Under the new guidelines, pupils in Primary One through Three – normally aged from six to eight – should understand the spirit of the Basic Law, the city’s mini-constitution, as well as the “one country, two systems” governing principle. Older students in Primary Four through Six must learn about the responsibility to protect national security.

In secondary schools, lower-form students will also be taught to care for national security, and to acknowledge their identity as a Chinese citizen and maintain a sense of belonging and responsibility.

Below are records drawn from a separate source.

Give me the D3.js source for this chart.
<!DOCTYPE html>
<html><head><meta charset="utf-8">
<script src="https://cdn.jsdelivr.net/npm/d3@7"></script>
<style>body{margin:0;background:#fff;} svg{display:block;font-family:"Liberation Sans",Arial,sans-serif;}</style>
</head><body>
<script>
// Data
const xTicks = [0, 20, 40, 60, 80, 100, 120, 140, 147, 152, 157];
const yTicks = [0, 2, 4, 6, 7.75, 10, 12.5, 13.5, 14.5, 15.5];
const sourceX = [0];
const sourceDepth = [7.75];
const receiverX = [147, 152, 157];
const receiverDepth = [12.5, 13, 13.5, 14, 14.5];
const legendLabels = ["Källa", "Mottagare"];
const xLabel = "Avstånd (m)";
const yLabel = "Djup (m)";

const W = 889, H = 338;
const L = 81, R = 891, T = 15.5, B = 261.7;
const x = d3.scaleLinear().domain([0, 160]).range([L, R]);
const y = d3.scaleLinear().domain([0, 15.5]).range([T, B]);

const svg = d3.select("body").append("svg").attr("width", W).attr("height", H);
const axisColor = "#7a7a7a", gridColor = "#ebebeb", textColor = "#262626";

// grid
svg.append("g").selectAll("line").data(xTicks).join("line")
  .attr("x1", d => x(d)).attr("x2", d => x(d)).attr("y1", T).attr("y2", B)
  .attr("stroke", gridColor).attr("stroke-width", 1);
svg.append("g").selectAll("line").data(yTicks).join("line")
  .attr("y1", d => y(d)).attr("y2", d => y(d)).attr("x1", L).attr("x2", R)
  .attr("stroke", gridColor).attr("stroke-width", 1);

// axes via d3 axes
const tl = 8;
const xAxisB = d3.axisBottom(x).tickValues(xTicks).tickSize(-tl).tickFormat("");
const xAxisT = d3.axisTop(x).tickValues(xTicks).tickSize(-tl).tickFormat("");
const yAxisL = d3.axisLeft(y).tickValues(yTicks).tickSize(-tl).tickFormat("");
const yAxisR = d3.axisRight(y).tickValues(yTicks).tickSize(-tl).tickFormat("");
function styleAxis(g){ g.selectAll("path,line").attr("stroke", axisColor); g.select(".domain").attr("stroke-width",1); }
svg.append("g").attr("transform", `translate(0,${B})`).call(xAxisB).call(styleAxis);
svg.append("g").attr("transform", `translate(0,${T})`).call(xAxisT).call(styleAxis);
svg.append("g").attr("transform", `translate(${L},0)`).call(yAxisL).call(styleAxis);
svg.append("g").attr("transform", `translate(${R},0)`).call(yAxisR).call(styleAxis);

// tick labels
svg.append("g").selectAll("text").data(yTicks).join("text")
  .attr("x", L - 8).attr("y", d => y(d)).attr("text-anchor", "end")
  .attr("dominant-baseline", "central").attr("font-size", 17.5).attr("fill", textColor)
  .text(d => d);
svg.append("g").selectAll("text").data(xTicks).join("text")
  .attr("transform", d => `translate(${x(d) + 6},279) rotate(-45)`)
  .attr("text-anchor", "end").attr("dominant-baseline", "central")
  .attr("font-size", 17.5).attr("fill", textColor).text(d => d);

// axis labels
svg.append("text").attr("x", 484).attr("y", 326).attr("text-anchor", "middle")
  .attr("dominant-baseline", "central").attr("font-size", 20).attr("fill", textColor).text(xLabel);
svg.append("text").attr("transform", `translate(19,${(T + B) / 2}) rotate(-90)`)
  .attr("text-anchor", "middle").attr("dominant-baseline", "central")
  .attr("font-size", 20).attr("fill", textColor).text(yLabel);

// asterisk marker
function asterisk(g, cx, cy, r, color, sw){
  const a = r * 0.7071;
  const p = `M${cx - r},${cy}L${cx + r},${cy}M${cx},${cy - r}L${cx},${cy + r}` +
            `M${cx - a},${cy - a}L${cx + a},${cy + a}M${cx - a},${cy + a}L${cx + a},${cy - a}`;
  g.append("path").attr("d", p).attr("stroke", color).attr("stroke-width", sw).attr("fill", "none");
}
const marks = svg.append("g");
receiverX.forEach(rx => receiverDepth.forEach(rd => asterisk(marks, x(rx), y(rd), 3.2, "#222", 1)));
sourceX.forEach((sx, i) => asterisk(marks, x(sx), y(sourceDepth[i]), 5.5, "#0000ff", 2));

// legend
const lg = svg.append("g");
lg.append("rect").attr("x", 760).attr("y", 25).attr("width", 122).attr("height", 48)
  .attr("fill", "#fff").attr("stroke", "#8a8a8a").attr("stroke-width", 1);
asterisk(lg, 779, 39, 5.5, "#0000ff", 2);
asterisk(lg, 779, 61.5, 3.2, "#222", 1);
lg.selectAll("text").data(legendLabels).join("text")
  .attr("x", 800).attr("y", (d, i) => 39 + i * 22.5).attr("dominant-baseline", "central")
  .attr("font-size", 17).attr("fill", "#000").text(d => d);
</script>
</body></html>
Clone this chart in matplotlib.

Upper-form students will be expected to “love the motherland and love Hong Kong”, a benchmark that was absent in the old framework.

Paramilitary policemen mark the anniversary of Japan’s invasion of China at the September 18 Museum in Liaoning province.


The framework also lists over 20 examples for teachers to follow, including one suggesting teachers play the song The East Is Red when teaching primary students about the achievements of Chinese aeronautical science.

The revolutionary ballad, which was popular during the Cultural Revolution of the 1960s and praises Mao Zedong as “people’s great saviour”, was the first song that China’s earliest satellite beamed back to earth after it was launched in 1970.

Another example suggests using the Manchurian Incident – a railway bombing used as a pretext by Japan for a large-scale invasion of Chinese territory in 1931 – to cultivate their recognition of the state.

“In order to defend the motherland, thousands of people with lofty ideals threw their heads, shed their blood and risked their lives to resist the aggression. They finally won,” the example reads, saying the historic episode could teach students the values of perseverance and responsibility.

Polly Chan Shuk-yee, principal of the Yaumati Catholic Primary School (Hoi Wang Road), said it was not easy to teach such complex concepts to young children.

“We can only teach the meanings or the concepts of the law and why we should obey the law to the students through activities, as they are too young to learn the wording,” Chan said.

Ng Wing-hung, principal of Buddhist Lim Kim Tian Memorial Primary School, seconded that assessment. While some institutions already taught the Basic Law and one country, two systems to older primary students, he said, if such lessons started any earlier it “may be quite difficult for the kids to learn”.

“We cannot just read aloud the law or the teaching materials. Instead we need to teach them through some interesting activities that are related to their daily lives,” Ng said.